Task instructions: Copy all of the material exactly. Pictures are not to appear in the copy.
--- Start of Data section ---
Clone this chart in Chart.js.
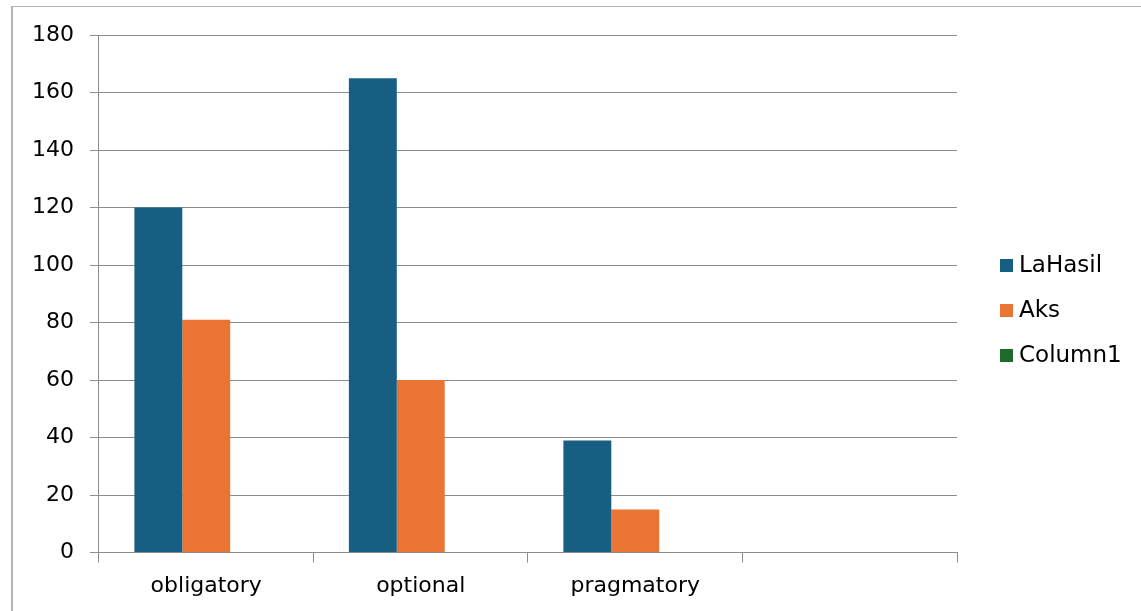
<!DOCTYPE html>
<html>
<head>
<meta charset="utf-8">
<script src="https://cdn.jsdelivr.net/npm/chart.js@4/dist/chart.umd.min.js"></script>
<style>
  html, body { margin: 0; padding: 0; background: #fff; }
  #frame { position: absolute; left: 11px; top: 6px; right: 0; bottom: 0; border-left: 2px solid #b4b4b4; border-top: 1px solid #b4b4b4; }
  #wrap { position: absolute; left: 0; top: 0; width: 1141px; height: 611px; }
</style>
</head>
<body>
<div id="frame"></div>
<div id="wrap"><canvas id="c"></canvas></div>
<script>
// categories + series (4th category is empty in the source sheet)
const categories = ['obligatory', 'optional', 'pragmatory', ''];
const laHasil = [120, 165, 39, null];
const aks = [81, 60, 15, null];
const column1 = [null, null, null, null];
const yTicks = [0, 20, 40, 60, 80, 100, 120, 140, 160, 180];

const gridCol = '#8c8c8c';
const FONT = 'DejaVu Sans, sans-serif';

// legend drawn by hand so box/text spacing matches the excel look
const sideLegend = {
    id: 'sideLegend',
    afterDraw(chart) {
        const ctx = chart.ctx;
        ctx.save();
        ctx.font = '23px ' + FONT;
        ctx.textBaseline = 'middle';
        ctx.textAlign = 'left';
        chart.data.datasets.forEach((ds, i) => {
            const y = 265 + i * 45;
            ctx.fillStyle = ds.backgroundColor;
            ctx.fillRect(1000, y - 6, 13, 13);
            ctx.fillStyle = '#000';
            ctx.fillText(ds.label, 1019, y + 1);
        });
        ctx.restore();
    }
};

new Chart(document.getElementById('c'), {
    type: 'bar',
    data: {
        labels: categories,
        datasets: [
            { label: 'LaHasil', data: laHasil, backgroundColor: '#175f82' },
            { label: 'Aks', data: aks, backgroundColor: '#e97433' },
            { label: 'Column1', data: column1, backgroundColor: '#1e6b2b' }
        ]
    },
    plugins: [sideLegend],
    options: {
        responsive: true,
        maintainAspectRatio: false,
        animation: false,
        layout: { padding: { left: 16, top: 35, right: 184, bottom: 2 } },
        datasets: { bar: { categoryPercentage: 0.67, barPercentage: 1 } },
        plugins: {
            tooltip: { enabled: false },
            legend: { display: false }
        },
        scales: {
            x: {
                offset: true,
                grid: { offset: true, drawOnChartArea: false, color: gridCol, tickLength: 10 },
                border: { color: gridCol },
                ticks: { color: '#000', padding: 10, maxRotation: 0, font: { family: FONT, size: 22 } }
            },
            y: {
                min: 0, max: 180,
                afterBuildTicks: s => { s.ticks = yTicks.map(v => ({ value: v })); },
                grid: { color: gridCol, tickLength: 9 },
                border: { color: gridCol },
                ticks: { color: '#000', padding: 16, font: { family: FONT, size: 22 } }
            }
        }
    }
});
</script>
</body>
</html>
--- End of Data section ---
Task response:
Clone this chart in Chart.js.
<!DOCTYPE html>
<html>
<head>
<meta charset="utf-8">
<script src="https://cdn.jsdelivr.net/npm/chart.js@4/dist/chart.umd.min.js"></script>
<style>
  html, body { margin: 0; padding: 0; background: #fff; }
  #frame { position: absolute; left: 11px; top: 6px; right: 0; bottom: 0; border-left: 2px solid #b4b4b4; border-top: 1px solid #b4b4b4; }
  #wrap { position: absolute; left: 0; top: 0; width: 1141px; height: 611px; }
</style>
</head>
<body>
<div id="frame"></div>
<div id="wrap"><canvas id="c"></canvas></div>
<script>
// categories + series (4th category is empty in the source sheet)
const categories = ['obligatory', 'optional', 'pragmatory', ''];
const laHasil = [120, 165, 39, null];
const aks = [81, 60, 15, null];
const column1 = [null, null, null, null];
const yTicks = [0, 20, 40, 60, 80, 100, 120, 140, 160, 180];

const gridCol = '#8c8c8c';
const FONT = 'DejaVu Sans, sans-serif';

// legend drawn by hand so box/text spacing matches the excel look
const sideLegend = {
    id: 'sideLegend',
    afterDraw(chart) {
        const ctx = chart.ctx;
        ctx.save();
        ctx.font = '23px ' + FONT;
        ctx.textBaseline = 'middle';
        ctx.textAlign = 'left';
        chart.data.datasets.forEach((ds, i) => {
            const y = 265 + i * 45;
            ctx.fillStyle = ds.backgroundColor;
            ctx.fillRect(1000, y - 6, 13, 13);
            ctx.fillStyle = '#000';
            ctx.fillText(ds.label, 1019, y + 1);
        });
        ctx.restore();
    }
};

new Chart(document.getElementById('c'), {
    type: 'bar',
    data: {
        labels: categories,
        datasets: [
            { label: 'LaHasil', data: laHasil, backgroundColor: '#175f82' },
            { label: 'Aks', data: aks, backgroundColor: '#e97433' },
            { label: 'Column1', data: column1, backgroundColor: '#1e6b2b' }
        ]
    },
    plugins: [sideLegend],
    options: {
        responsive: true,
        maintainAspectRatio: false,
        animation: false,
        layout: { padding: { left: 16, top: 35, right: 184, bottom: 2 } },
        datasets: { bar: { categoryPercentage: 0.67, barPercentage: 1 } },
        plugins: {
            tooltip: { enabled: false },
            legend: { display: false }
        },
        scales: {
            x: {
                offset: true,
                grid: { offset: true, drawOnChartArea: false, color: gridCol, tickLength: 10 },
                border: { color: gridCol },
                ticks: { color: '#000', padding: 10, maxRotation: 0, font: { family: FONT, size: 22 } }
            },
            y: {
                min: 0, max: 180,
                afterBuildTicks: s => { s.ticks = yTicks.map(v => ({ value: v })); },
                grid: { color: gridCol, tickLength: 9 },
                border: { color: gridCol },
                ticks: { color: '#000', padding: 16, font: { family: FONT, size: 22 } }
            }
        }
    }
});
</script>
</body>
</html>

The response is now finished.